Within minutes of reading this warning I'm going to be moving at hundreds of miles per hour at 30,000 feet with several dozen strangers in an aerodynamic bucket driven by a young enough to have dated my daughter -- why do they feel the need to warn me about invisible carconogens? Do people really make a informed choice to continue as they pass that threshold? Have you ever seen someone stop, read the sign and turn back?
If this is about truth in labelling there are a few more signs I'd like to see:
WARNING: The man next to you who is actually sitting across two seats including yours may have had bean burritos for breakfast. Some settling of contents may occur inflight.
WARNING: You only think your luggage is coming with you. In reality, it's a coin flip.
WARNING: There are X number babies and X number puppies on this flight. Their owners think everything they do is cute. You had better think so too.
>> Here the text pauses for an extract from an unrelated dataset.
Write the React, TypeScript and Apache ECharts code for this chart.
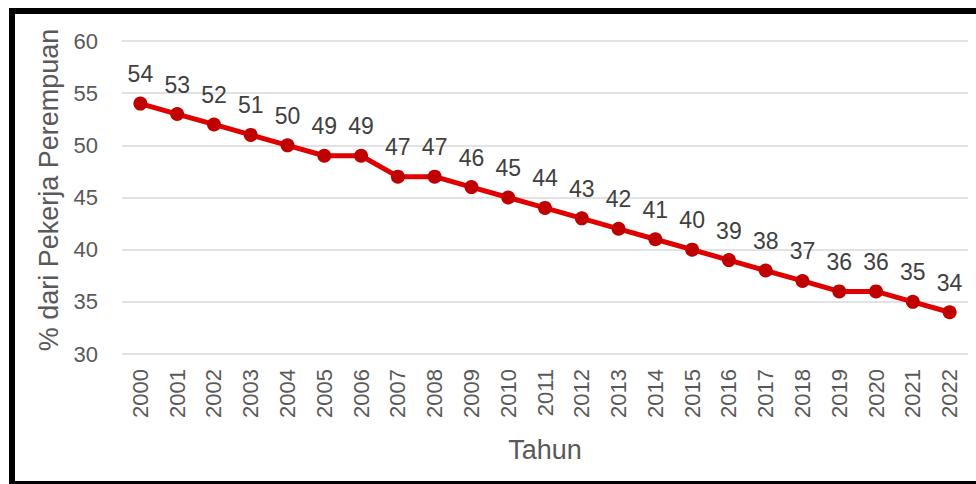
import React, { useEffect, useRef } from "react";
import * as echarts from "echarts";

// Tahun (categories) and share of female workers (%)
const years = [
  "2000", "2001", "2002", "2003", "2004", "2005", "2006", "2007", "2008", "2009", "2010", "2011",
  "2012", "2013", "2014", "2015", "2016", "2017", "2018", "2019", "2020", "2021", "2022",
];
const shares = [54, 53, 52, 51, 50, 49, 49, 47, 47, 46, 45, 44, 43, 42, 41, 40, 39, 38, 37, 36, 36, 35, 34];

const yMin = 30;
const yMax = 60;
const yStep = 5;

const FONT = "'Liberation Sans', Arial, sans-serif";

export default function App() {
  const ref = useRef<HTMLDivElement>(null);

  useEffect(() => {
    if (!ref.current) return;
    const chart = echarts.init(ref.current, null, { renderer: "svg" });
    chart.setOption({
      animation: false,
      backgroundColor: "#ffffff",
      textStyle: { fontFamily: FONT },
      grid: { left: 122, right: 8, top: 41, bottom: 130, containLabel: false },
      graphic: [
        { type: "rect", shape: { x: 9, y: 8, width: 967, height: 6 }, style: { fill: "#000" }, z: 100 },
        { type: "rect", shape: { x: 9, y: 8, width: 6, height: 476 }, style: { fill: "#000" }, z: 100 },
        { type: "rect", shape: { x: 9, y: 481, width: 967, height: 3 }, style: { fill: "#000" }, z: 100 },
        {
          type: "text",
          x: 49,
          y: 190,
          rotation: Math.PI / 2,
          style: {
            text: "% dari Pekerja Perempuan",
            fill: "#595959",
            fontSize: 27,
            fontFamily: FONT,
            align: "center",
            verticalAlign: "middle",
          },
        },
      ],
      xAxis: {
        type: "category",
        data: years,
        boundaryGap: true,
        axisLine: { show: false },
        axisTick: { show: false },
        axisLabel: {
          rotate: 90,
          margin: 15,
          color: "#595959",
          fontSize: 22,
          fontFamily: FONT,
        },
        name: "Tahun",
        nameLocation: "middle",
        nameGap: 82,
        nameTextStyle: { color: "#595959", fontSize: 27, fontFamily: FONT, verticalAlign: "top" },
      },
      yAxis: {
        type: "value",
        min: yMin,
        max: yMax,
        interval: yStep,
        axisLine: { show: false },
        axisTick: { show: false },
        axisLabel: { margin: 24, color: "#595959", fontSize: 22, fontFamily: FONT },
        splitLine: { lineStyle: { color: "#d9d9d9", width: 1.5 } },
      },
      series: [
        {
          type: "line",
          data: shares,
          symbol: "circle",
          symbolSize: 14,
          lineStyle: { color: "#e00000", width: 5 },
          itemStyle: { color: "#c00000" },
          label: {
            show: true,
            position: "top",
            distance: 11,
            color: "#404040",
            fontSize: 23,
            fontFamily: FONT,
          },
        },
      ],
    });
    return () => chart.dispose();
  }, []);

  return (
    <div
      ref={ref}
      style={{ position: "absolute", left: 0, top: 0, width: 976, height: 484 }}
    />
  );
}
WARNING: Our flight staff is here first for your safety and second to flirt outrageously with potential dates. You are inconsequential. Get over it.
WARNING: Children on third world airlines are starving. Be grateful for your bag of pretzels and shut up about the good old days of airline food. Before you wanted quality, now you want quantity. There is no satisfying you people.
WARNING: That air conditioning vent above our seat is connected to nothing. It is there to keep you occupied and us amused.
WARNING: That mileage program we used to sucker you into choosing this flight today can be downgraded and/or devalued at any moment without notice.
WARNING: Our gate crews may or may not be taking side bets on whether it's humanly possible to make your flight connection. They can look confused and misdirect you, but may not ay any time actually trip you.
I could go on, but I have to call American again to find out if any more of our luggage has been located.